WORK REQUIRED => Please repeat the records below exactly, from the first line through the line containing "import * as", and nothing more.

TASK INPUT =>
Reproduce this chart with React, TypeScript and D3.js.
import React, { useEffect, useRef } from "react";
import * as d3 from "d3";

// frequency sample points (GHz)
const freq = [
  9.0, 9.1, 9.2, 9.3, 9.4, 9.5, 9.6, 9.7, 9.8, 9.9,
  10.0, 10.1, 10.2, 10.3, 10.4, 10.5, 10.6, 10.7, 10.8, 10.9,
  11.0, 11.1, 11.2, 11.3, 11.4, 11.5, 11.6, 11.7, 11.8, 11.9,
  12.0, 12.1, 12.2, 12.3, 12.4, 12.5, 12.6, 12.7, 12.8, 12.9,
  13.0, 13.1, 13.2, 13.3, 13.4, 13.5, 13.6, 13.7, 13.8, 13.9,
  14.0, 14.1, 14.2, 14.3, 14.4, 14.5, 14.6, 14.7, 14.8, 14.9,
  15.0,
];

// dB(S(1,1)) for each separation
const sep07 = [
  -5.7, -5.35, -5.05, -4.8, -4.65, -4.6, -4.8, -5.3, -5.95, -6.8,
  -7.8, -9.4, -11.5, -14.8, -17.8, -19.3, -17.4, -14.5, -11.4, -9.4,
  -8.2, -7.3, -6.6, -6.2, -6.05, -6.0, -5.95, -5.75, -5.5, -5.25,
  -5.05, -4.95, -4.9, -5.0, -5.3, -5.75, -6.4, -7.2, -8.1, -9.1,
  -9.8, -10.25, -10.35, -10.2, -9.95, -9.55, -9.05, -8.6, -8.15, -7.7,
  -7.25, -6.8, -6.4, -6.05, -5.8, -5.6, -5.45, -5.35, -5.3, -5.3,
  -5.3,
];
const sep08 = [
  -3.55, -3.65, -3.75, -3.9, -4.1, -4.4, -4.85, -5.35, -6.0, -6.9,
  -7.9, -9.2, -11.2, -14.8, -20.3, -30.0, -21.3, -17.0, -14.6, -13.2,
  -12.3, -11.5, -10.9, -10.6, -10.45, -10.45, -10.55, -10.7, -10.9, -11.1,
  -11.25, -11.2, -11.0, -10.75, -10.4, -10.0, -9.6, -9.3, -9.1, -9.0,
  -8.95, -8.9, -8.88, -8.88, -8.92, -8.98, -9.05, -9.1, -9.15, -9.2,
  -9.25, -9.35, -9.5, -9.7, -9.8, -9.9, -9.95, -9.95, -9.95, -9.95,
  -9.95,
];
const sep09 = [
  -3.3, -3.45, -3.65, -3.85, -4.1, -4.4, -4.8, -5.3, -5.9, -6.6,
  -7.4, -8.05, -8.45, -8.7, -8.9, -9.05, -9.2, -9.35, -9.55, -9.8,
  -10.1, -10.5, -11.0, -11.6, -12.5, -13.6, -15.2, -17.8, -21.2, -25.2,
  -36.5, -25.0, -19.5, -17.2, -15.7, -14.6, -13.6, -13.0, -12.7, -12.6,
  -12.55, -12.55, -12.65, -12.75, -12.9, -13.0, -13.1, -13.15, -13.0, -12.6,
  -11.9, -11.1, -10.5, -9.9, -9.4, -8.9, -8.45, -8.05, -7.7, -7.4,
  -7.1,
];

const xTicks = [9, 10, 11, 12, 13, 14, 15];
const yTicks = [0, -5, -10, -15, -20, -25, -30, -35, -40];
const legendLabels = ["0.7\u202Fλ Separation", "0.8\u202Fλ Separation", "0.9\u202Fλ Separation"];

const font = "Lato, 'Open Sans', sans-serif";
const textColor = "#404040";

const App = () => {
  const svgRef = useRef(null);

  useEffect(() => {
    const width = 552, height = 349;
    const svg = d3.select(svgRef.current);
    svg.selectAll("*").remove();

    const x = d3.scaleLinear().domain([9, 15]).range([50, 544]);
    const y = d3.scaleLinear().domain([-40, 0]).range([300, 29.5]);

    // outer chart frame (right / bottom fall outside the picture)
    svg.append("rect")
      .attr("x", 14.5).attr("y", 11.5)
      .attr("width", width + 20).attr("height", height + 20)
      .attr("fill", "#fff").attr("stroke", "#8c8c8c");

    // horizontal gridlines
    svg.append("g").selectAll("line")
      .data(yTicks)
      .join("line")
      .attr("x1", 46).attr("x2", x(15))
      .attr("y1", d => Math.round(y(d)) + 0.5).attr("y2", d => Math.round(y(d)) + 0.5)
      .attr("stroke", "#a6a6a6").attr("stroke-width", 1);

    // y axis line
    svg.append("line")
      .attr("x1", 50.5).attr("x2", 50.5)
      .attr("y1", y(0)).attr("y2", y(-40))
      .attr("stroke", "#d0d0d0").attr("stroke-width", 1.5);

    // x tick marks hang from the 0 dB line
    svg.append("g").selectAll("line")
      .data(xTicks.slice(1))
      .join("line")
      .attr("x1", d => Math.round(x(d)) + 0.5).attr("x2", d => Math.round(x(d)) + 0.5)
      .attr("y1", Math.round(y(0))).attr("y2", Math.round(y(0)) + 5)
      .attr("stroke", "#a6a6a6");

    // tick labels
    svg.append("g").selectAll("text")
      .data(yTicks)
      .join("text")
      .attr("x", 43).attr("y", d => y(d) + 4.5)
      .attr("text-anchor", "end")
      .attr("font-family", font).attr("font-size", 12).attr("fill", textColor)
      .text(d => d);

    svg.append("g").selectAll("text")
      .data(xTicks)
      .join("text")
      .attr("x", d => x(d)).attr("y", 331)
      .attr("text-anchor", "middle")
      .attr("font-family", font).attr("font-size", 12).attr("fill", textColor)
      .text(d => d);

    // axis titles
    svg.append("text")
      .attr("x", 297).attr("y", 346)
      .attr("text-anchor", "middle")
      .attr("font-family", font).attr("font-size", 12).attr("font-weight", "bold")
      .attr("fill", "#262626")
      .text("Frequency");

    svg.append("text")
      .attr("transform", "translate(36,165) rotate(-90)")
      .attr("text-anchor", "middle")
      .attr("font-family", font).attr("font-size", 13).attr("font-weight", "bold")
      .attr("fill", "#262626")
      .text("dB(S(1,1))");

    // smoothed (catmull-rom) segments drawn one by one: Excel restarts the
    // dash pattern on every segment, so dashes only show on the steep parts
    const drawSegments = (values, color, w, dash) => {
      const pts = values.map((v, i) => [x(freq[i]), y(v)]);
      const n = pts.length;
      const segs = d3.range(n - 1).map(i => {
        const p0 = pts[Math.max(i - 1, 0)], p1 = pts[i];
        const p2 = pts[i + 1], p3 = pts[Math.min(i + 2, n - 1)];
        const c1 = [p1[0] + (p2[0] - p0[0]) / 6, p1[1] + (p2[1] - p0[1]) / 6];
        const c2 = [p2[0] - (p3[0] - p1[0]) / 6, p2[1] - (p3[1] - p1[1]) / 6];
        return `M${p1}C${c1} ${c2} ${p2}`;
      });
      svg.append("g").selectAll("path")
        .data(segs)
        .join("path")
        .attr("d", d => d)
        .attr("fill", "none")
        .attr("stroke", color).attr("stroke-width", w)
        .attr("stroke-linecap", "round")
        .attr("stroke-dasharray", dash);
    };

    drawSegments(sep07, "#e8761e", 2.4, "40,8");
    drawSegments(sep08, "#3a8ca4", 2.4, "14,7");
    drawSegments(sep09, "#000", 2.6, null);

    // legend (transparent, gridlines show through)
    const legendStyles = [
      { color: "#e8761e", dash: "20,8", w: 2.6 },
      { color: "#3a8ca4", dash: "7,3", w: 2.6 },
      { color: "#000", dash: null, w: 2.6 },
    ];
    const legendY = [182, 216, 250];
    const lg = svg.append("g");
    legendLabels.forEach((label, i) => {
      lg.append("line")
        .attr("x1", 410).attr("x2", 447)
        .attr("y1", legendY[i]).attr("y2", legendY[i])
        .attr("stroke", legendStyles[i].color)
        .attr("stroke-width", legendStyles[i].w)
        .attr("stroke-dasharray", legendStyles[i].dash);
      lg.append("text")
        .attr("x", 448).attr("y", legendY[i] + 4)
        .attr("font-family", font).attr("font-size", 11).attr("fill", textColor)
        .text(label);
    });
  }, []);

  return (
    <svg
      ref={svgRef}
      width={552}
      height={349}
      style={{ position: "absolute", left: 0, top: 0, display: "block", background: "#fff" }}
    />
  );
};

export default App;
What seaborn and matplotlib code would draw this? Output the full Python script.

REPLY TO THE TASK =>
Reproduce this chart with React, TypeScript and D3.js.
import React, { useEffect, useRef } from "react";
import * as d3 from "d3";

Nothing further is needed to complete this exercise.